For the record, as a Protestant, I believe God effects salvation through His Sacraments too.
So do many Protestants.
And both Catholics and Protestants believe salvation is a supernatural miracle from God, God's gift to us, by His grace and His loving action toward us.
The fundamental difference is over Justification and Sanctification, Catholics believe the two are coterminous, whereas there is a very sharp distinction between the two in the theology of the Reformation. Additionally, the role of human action in Justification is different: In Catholic theology Justification is a process which man is an active participant in through cooperation with God's grace through faith evident and active in a life dedicated to obedience and love toward God (what we usually call "good works") and thus human will is a partner in God's gracious and loving act to justify us and save us.

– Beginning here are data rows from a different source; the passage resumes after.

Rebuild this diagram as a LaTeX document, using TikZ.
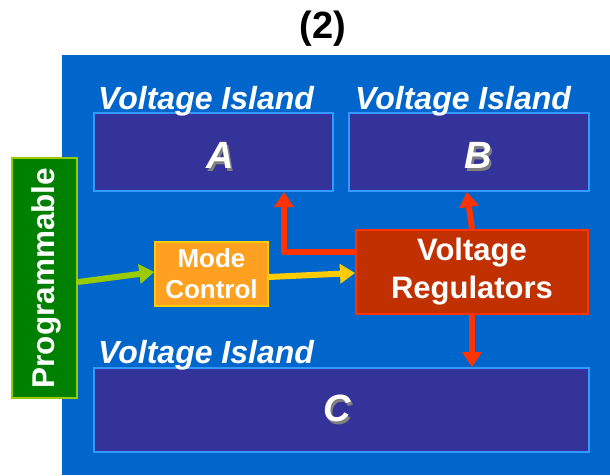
\documentclass[tikz,border=0pt]{standalone}
\usepackage{fontspec}
\setmainfont{Liberation Sans}
\usetikzlibrary{arrows.meta}
\definecolor{bgblue}{HTML}{0066CC}
\definecolor{islfill}{HTML}{333399}
\definecolor{islline}{HTML}{3399FF}
\definecolor{progfill}{HTML}{008000}
\definecolor{progline}{HTML}{99CC00}
\definecolor{mcfill}{HTML}{FFA020}
\definecolor{mcline}{HTML}{FFCC00}
\definecolor{vrfill}{HTML}{C03000}
\definecolor{vrline}{HTML}{FF3300}
\newcommand\shtext[1]{\makebox[0pt][l]{\hspace{2.5pt}\raisebox{-2.5pt}{\textcolor{gray}{#1}}}#1}
\begin{document}
\begin{tikzpicture}[x=1pt,y=-1pt,
  island/.style={draw=islline,fill=islfill,line width=2pt,inner sep=0pt},
  islandlabel/.style={anchor=base west,text=white,inner sep=0pt,font=\fontsize{32}{34}\selectfont\bfseries\itshape},
  letter/.style={text=white,inner sep=0pt,font=\fontsize{38}{40}\selectfont\bfseries\itshape},
  arr/.style={line width=6pt,-{Triangle[length=15pt,width=19pt]}},
]
\useasboundingbox (0,0) rectangle (610,475);
\node[fill=bgblue,inner sep=0pt,minimum width=548pt,minimum height=420pt,anchor=north west] (bg) at (62,55) {};
\node[font=\fontsize{38}{40}\selectfont\bfseries] (title) at (323,29) {(2)};

\node[island,minimum width=239pt,minimum height=78pt] (A) at (213.5,152) {};
\node[island,minimum width=240pt,minimum height=78pt] (B) at (469,152) {};
\node[island,minimum width=495pt,minimum height=84pt] (C) at (341.5,410) {};

\node[islandlabel] (la) at (98,109) {Voltage Island};
\node[islandlabel] (lb) at (355,109) {Voltage Island};
\node[islandlabel] (lc) at (98,363) {Voltage Island};

\node[letter] (ta) at (220,157) {\shtext{A}};
\node[letter] (tb) at (478,157) {\shtext{B}};
\node[letter] (tc) at (337,410) {\shtext{C}};

\node[draw=progline,fill=progfill,line width=2pt,inner sep=0pt,minimum width=65pt,minimum height=240pt] (prog) at (44.5,278) {};
\node[rotate=90,text=white,font=\fontsize{31.5}{33}\selectfont\bfseries] (progt) at (46,278) {Programmable};

\node[draw=mcline,fill=mcfill,line width=1.5pt,inner sep=0pt,minimum width=113pt,minimum height=64pt,text=white,align=center,font=\fontsize{26}{31}\selectfont\bfseries] (mc) at (211.5,274) {Mode\\Control};

\node[draw=vrline,fill=vrfill,line width=2pt,inner sep=0pt,minimum width=232pt,minimum height=84pt,text=white,align=center,font=\fontsize{31}{38}\selectfont\bfseries] (vr) at (472,272) {Voltage\\Regulators};

\draw[arr,draw=progline] ([yshift=-4pt]prog.east) -- ([yshift=2pt]mc.west);
\draw[arr,draw=mcline] ([yshift=-3pt]mc.east) -- ([yshift=-1pt]vr.west);
\draw[arr,draw=vrline,line join=round] ([yshift=20pt]vr.west) -| ([xshift=70.5pt]A.south);
\draw[arr,draw=vrline] (vr.north) -- ([xshift=-2pt]B.south);
\draw[arr,draw=vrline] (vr.south) -- (vr.south |- C.north);
\end{tikzpicture}
\end{document}
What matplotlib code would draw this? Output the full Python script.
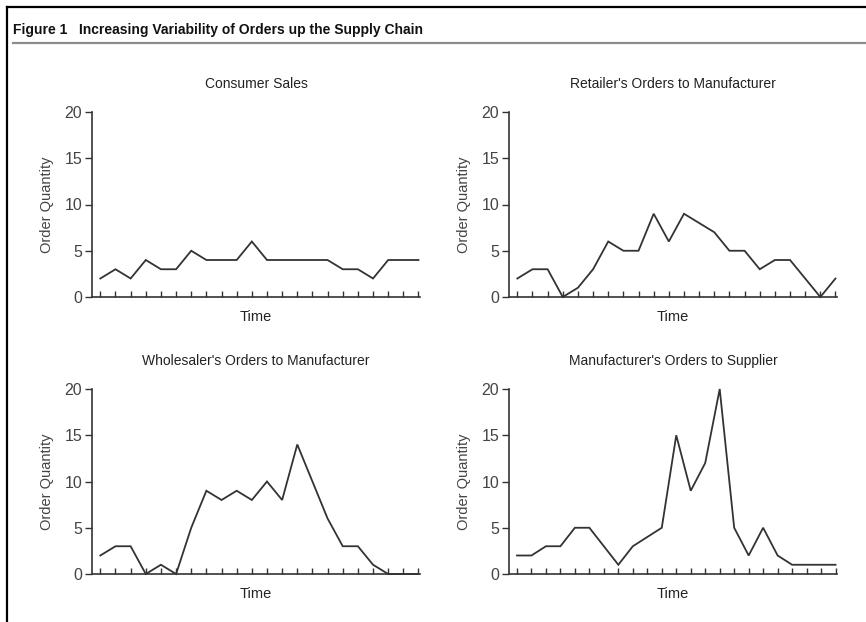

In the historic teaching of Protestantism, Justification is something wholly apart from human cooperation, will or effort but a free and unmerited act of God by grace acting alone through faith alone (itself a gift from God apart from the work or effort or will of man), and thus man is unable to cooperate or become an active agent in this divine act of God which He does freely by His own will through the means He has established (namely, His Word and Sacraments).
Fundamentally, as far as Justification is concerned, the usual Evangelical model of "accepting Christ" is foreign to the historic Protestant position and is, in fact, closer to the Catholic model insofar as it makes man an active participant and cooperator with God in Justification by saying that man must exercise his will.
That is to say, for example, that coming from a Lutheran position, the standard Evangelical model and the Catholic model are, substantially not very different at all. The heart of the theology of the Reformation in regard to Justification has as much a problem with the standard Evangelical model as with the Catholic model. And, yes, that was at the heart of the Reformation, everything else is--more or less--completely peripheral.
That said, while there are most definitely significant disagreements between Catholics and Protestants over Justification--they are not minor differences that we can simply brush aside as though they aren't vitally important--the level of anti-Catholic sentiment that some ill-informed or sometimes just plain malicious Protestants have, the fact of the matter is that Roman Catholics and Protestants are both Christians in the full sense of the term. We confess the same God, the same Christ, the same Creed and share in the same Baptism which unites us in common to our same Lord Jesus.